C'est une voie d'avenir pour améliorer l'empreinte carbone du BTP. Depuis cinq ans, Bobi Réemploi, bureau d'études spécialisé, aide les entreprises à donner une seconde vie aux matériaux. Sophie Lambert, fondatrice de Bobi Réemploi, livre son regard sur cette filière en développement.
"Il ne faut pas confondre le réemploi avec le recyclage"
Quelle est l’activité de Bobi Réemploi ?
Nous sommes un bureau d’études de sept collaborateurs spécialisé dans le réemploi des matériaux de construction. Il ne faut pas confondre le réemploi avec le recyclage, qui consiste à transformer de la matière avec des procédés industriels. Nous produisons des études pour faciliter la démarche de réemploi. Nous travaillons sur deux axes : la démolition/réhabilitation et les projets de construction.
En amont de la déconstruction, nous réalisons des diagnostics PEMD (Produits équipements matériaux déchets), une obligation légale sur les opérations de démolition et de rénovation significatives. Il s’agit d’identifier et de qualifier les déchets que l’on peut réemployer. Nous constituons ainsi une base de travail pour déterminer le potentiel de réemploi du bâtiment et trouver les filières de réemploi. Nous écrivons également le cahier des charges pour l’entreprise de déconstruction, afin qu’elle puisse réaliser une dépose soignée avant la déconstruction. Nous l’accompagnons et réalisons un bilan au terme de l’opération pour calculer la qualité et le poids des matériaux récupérés.
Nous travaillons également sur les projets de construction pour intégrer les matériaux de réemploi aux projets neufs. Nous accompagnons architectes, bureaux d’études et maîtres d’ouvrage afin de savoir quels matériaux utiliser, où trouver ces matériaux, etc. Pour ce faire, nous disposons d’un réseau. Sur Lyon, nous travaillons notamment avec Minéka. Nous établissons la procédure de réemploi. Par exemple, nous définissons qui achète ces matériaux : l’entreprise de travaux ou le maître d’ouvrage ?

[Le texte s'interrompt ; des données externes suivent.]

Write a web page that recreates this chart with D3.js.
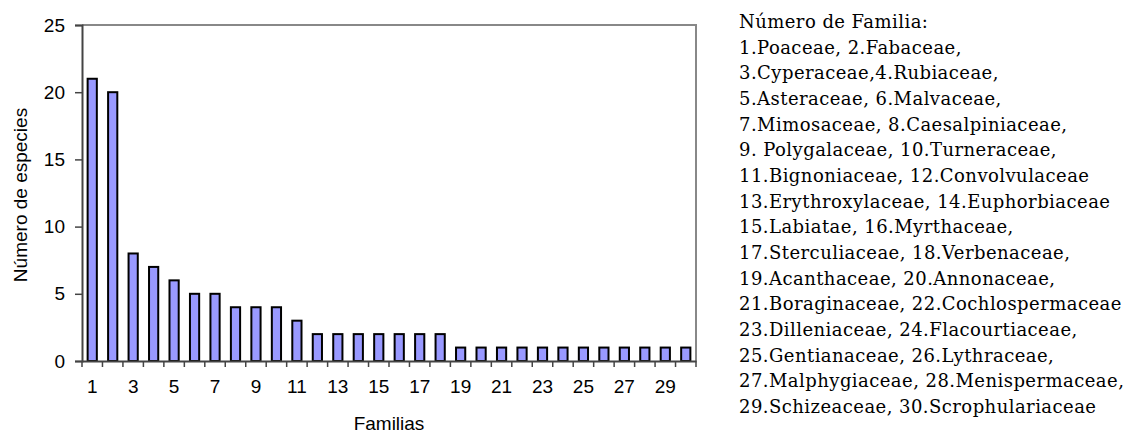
<!DOCTYPE html>
<html><head><meta charset="utf-8">
<script src="https://cdn.jsdelivr.net/npm/d3@7"></script>
<style>body{margin:0;background:#fff}svg{display:block}</style>
</head><body>
<svg id="c" width="1127" height="435"></svg>
<script>
const familias = d3.range(1, 31).map(String);
const especies = [21,20,8,7,6,5,5,4,4,4,3,2,2,2,2,2,2,2,1,1,1,1,1,1,1,1,1,1,1,1];
const yTicks = [0,5,10,15,20,25];
const xTickLabels = ["1","3","5","7","9","11","13","15","17","19","21","23","25","27","29"];
const legendTitle = "Número de Familia:";
const legendLines = [
  "1.Poaceae, 2.Fabaceae,",
  "3.Cyperaceae,4.Rubiaceae,",
  "5.Asteraceae, 6.Malvaceae,",
  "7.Mimosaceae, 8.Caesalpiniaceae,",
  "9. Polygalaceae, 10.Turneraceae,",
  "11.Bignoniaceae, 12.Convolvulaceae",
  "13.Erythroxylaceae, 14.Euphorbiaceae",
  "15.Labiatae, 16.Myrthaceae,",
  "17.Sterculiaceae, 18.Verbenaceae,",
  "19.Acanthaceae, 20.Annonaceae,",
  "21.Boraginaceae, 22.Cochlospermaceae",
  "23.Dilleniaceae, 24.Flacourtiaceae,",
  "25.Gentianaceae, 26.Lythraceae,",
  "27.Malphygiaceae, 28.Menispermaceae,",
  "29.Schizeaceae, 30.Scrophulariaceae"
];

const svg = d3.select("#c");
const L = 82, R = 696, T = 25, B = 361;
const sans = "Liberation Sans, Arial, sans-serif";
const fs = 19;

const xSlot = d3.scaleBand().domain(familias).range([L, R]).padding(0);
const xBar = d3.scaleBand().domain(familias).range([L, R]).paddingInner(0.55).paddingOuter(0.275);
const y = d3.scaleLinear().domain([0, 25]).range([B, T]);

// frame (top & right, gray)
svg.append("path")
  .attr("d", `M${L},${T}H${R}V${B}`)
  .attr("fill", "none").attr("stroke", "#888").attr("stroke-width", 2);

// bars
svg.append("g").selectAll("rect").data(especies).join("rect")
  .attr("x", (d, i) => xBar(familias[i]))
  .attr("y", d => y(d))
  .attr("width", xBar.bandwidth())
  .attr("height", d => B - y(d))
  .attr("fill", "#9999FF").attr("stroke", "#000").attr("stroke-width", 2);

// y axis
const yAxis = svg.append("g").attr("transform", `translate(${L},0)`)
  .call(d3.axisLeft(y).tickValues(yTicks).tickSize(7).tickPadding(10));
yAxis.select(".domain").attr("stroke", "#444").attr("stroke-width", 2);
yAxis.selectAll(".tick line").attr("stroke", "#444").attr("stroke-width", 1.5);
yAxis.selectAll("text").attr("font-family", sans).attr("font-size", fs).attr("fill", "#000");

// x axis
const xAxis = svg.append("g").attr("transform", `translate(0,${B})`)
  .call(d3.axisBottom(xSlot).tickValues(xTickLabels).tickSize(0).tickPadding(19));
xAxis.select(".domain").attr("stroke", "#444").attr("stroke-width", 2);
xAxis.selectAll("text").attr("font-family", sans).attr("font-size", fs).attr("fill", "#000");
// boundary ticks
const bounds = familias.map(f => xSlot(f)).concat([R]);
xAxis.append("g").selectAll("line").data(bounds).join("line")
  .attr("x1", d => d).attr("x2", d => d).attr("y1", 0).attr("y2", 6)
  .attr("stroke", "#444").attr("stroke-width", 1.5);

// axis titles
svg.append("text").attr("x", (L + R) / 2).attr("y", 430)
  .attr("text-anchor", "middle")
  .attr("font-family", sans).attr("font-size", fs)
  .text("Familias");
svg.append("text")
  .attr("transform", `translate(27,${(T + B) / 2 + 2}) rotate(-90)`)
  .attr("text-anchor", "middle")
  .attr("font-family", sans).attr("font-size", fs)
  .text("Número de especies");

// legend text
const lg = svg.append("g").attr("font-family", "DejaVu Serif, serif").attr("font-size", 18)
  .attr("letter-spacing", 0.45).attr("fill", "#000");
[legendTitle].concat(legendLines).forEach((t, i) => {
  lg.append("text").attr("x", 739).attr("y", 28 + i * 25.67).text(t);
});
</script>
</body></html>
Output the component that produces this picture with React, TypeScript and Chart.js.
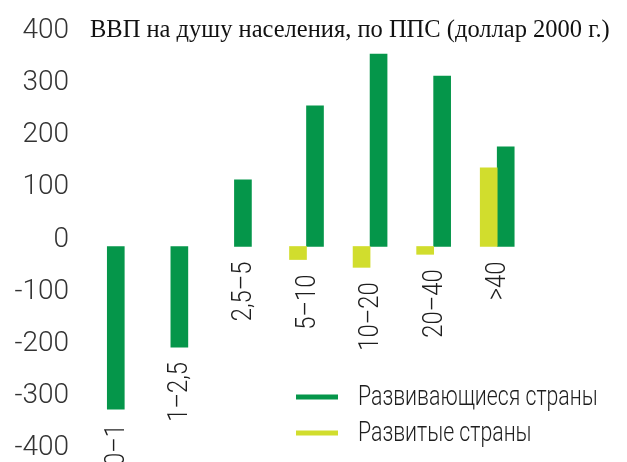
import React, { useEffect, useRef } from "react";
import { Chart, registerables } from "chart.js";

Chart.register(...registerables);

const titleText = "ВВП на душу населения, по ППС (доллар 2000 г.)";
const categories = ["0–1", "1–2,5", "2,5–5", "5–10", "10–20", "20–40", ">40"];
const developing = [-312, -193, 128, 270, 369, 327, 191];
const developed: (number | null)[] = [null, null, null, -25, -40, -15, 151];
const developingLabel = "Развивающиеся страны";
const developedLabel = "Развитые страны";
const yMin = -400;
const yMax = 400;
const yStep = 100;

const GREEN = "#05964a";
const YELLOW = "#d1dd2d";
const FONT = "Roboto";
const TEXT = "#1e1e1e";

function drawScaledText(ctx: CanvasRenderingContext2D, text: string, x: number, y: number, sx: number, rot = 0) {
  ctx.save();
  ctx.translate(x, y);
  if (rot) ctx.rotate(rot);
  ctx.scale(sx, 1);
  ctx.fillText(text, 0, 0);
  ctx.restore();
}

const overlayPlugin = {
  id: "overlayText",
  afterDraw(chart: any) {
    const ctx = chart.ctx as CanvasRenderingContext2D;
    const xs = chart.scales.x;
    const ys = chart.scales.y;
    const area = chart.chartArea;
    ctx.save();
    // title
    ctx.fillStyle = "#111111";
    ctx.font = "24.5px 'Liberation Serif', 'Times New Roman', serif";
    ctx.textAlign = "left";
    ctx.textBaseline = "alphabetic";
    ctx.fillText(titleText, area.left + 6, 37);

    // category labels, rotated, under the lowest end of each group
    ctx.fillStyle = TEXT;
    ctx.font = `300 28px ${FONT}`;
    ctx.textAlign = "right";
    ctx.textBaseline = "middle";
    categories.forEach((c, i) => {
      const vals = chart.data.datasets
        .map((d: any) => d.data[i])
        .filter((v: any) => v !== null && v !== undefined);
      const low = Math.min(0, ...vals);
      const x = xs.getPixelForValue(i) + 1;
      const y = ys.getPixelForValue(low) + 15;
      drawScaledText(ctx, c, x, y, 0.85, -Math.PI / 2);
    });

    // legend
    const items = [chart.data.datasets[1], chart.data.datasets[0]];
    ctx.font = `300 28px ${FONT}`;
    ctx.textAlign = "left";
    ctx.textBaseline = "middle";
    items.forEach((d: any, k: number) => {
      const cy = 397 + k * 36;
      ctx.fillStyle = d.backgroundColor;
      ctx.fillRect(296, cy - 2.5, 42, 5);
      ctx.fillStyle = TEXT;
      drawScaledText(ctx, d.label, 358, cy + 1, 0.76);
    });
    ctx.restore();
  },
};

export default function App() {
  const ref = useRef<HTMLCanvasElement | null>(null);
  useEffect(() => {
    document.body.style.margin = "0";
    if (!ref.current) return;
    const chart = new Chart(ref.current, {
      type: "bar",
      data: {
        labels: categories,
        datasets: [
          { label: developedLabel, data: developed, backgroundColor: YELLOW, barThickness: 17 },
          { label: developingLabel, data: developing, backgroundColor: GREEN, barThickness: 17 },
        ],
      },
      options: {
        animation: false,
        responsive: true,
        maintainAspectRatio: false,
        skipNull: true,
        layout: { padding: { top: 38, bottom: 7, left: 0, right: 98 } },
        plugins: {
          legend: { display: false },
          tooltip: { enabled: false },
          title: { display: false },
        },
        scales: {
          x: { display: false, grid: { display: false } },
          y: {
            min: yMin,
            max: yMax,
            grid: { display: false },
            border: { display: false },
            ticks: {
              stepSize: yStep,
              color: "#333333",
              font: { family: FONT, size: 28, weight: "300" },
              padding: 7,
              labelOffset: -7,
            },
            afterFit(s: any) {
              s.width = 84;
              s.paddingTop = 0;
              s.paddingBottom = 0;
            },
          },
        },
      } as any,
      plugins: [overlayPlugin],
    });
    return () => chart.destroy();
  }, []);
  return (
    <div style={{ position: "relative", width: 627, height: 462 }}>
      <canvas ref={ref} />
    </div>
  );
}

Comment est né Bobi Réemploi ?
J’ai créé Bobi Réemploi à Lyon il y a cinq ans. Auparavant, j’étais conductrice de travaux chez Eiffage construction. J’ai pu voir tout le gaspillage dans ce secteur. Mais j’ai également constaté que, sur les projets de réhabilitation de monuments historiques, le réemploi est très utilisé. Alors pourquoi pas dans l’ensemble du secteur du bâtiment, sur des matériaux moins nobles ?
Quels sont vos clients aujourd’hui ?
Les acheteurs publics, qui ont un devoir d’exemplarité, représentent 60 % de notre clientèle. La part des entreprises privées augmente. Nous avons par exemple réalisé, avec Minéka, le diagnostic PEMD pour la démolition de la tour M+M, à la Part-Dieu. Un projet porté par DCB International.
En quoi le réemploi permet-il de réduire l’empreinte carbone du secteur du bâtiment ?
Le réemploi permet d’éviter les émissions de CO2 engendrées par la fabrication de matériaux. Ce procédé permet également d’éviter l’utilisation d’énergie pour la mise en décharge (transport, etc.). De plus, la RE 2020, qui prend désormais en compte l’analyse du cycle de vie d’un bâtiment pour calculer l’empreinte carbone, favorise le réemploi, ce qui va booster cette pratique.
Si l’intérêt du réemploi est évident au niveau écologique, est-il rentable économiquement ?
Le réemploi ne revient pas moins cher que le neuf. Si les matériaux ne coûtent rien, le coût se déplace sur la main d'œuvre. Et les matériaux neufs ne sont pas assez chers. Mais leurs prix augmentent et les process de réemploi, qui ne sont pas encore optimisés, vont s’améliorer. Les filières, encore artisanales, se développent. La tendance devrait donc s’inverser et le réemploi, devenir rentable. Aujourd’hui, on essaie de réaliser des opérations neutres.
Quels sont, aujourd’hui, les matériaux que l’on peut réemployer le plus facilement ?
Les matériaux les plus faciles à réutiliser sont ceux pour lesquels il y a le moins d’exigences techniques, c’est-à-dire ceux employés pour l’aménagement intérieur (sol, plafond), le mobilier urbain, les matériaux des espaces verts… On peut par exemple réaliser un pavage à partir d'éléments béton. Le bois est également un matériau toujours facile à retravailler.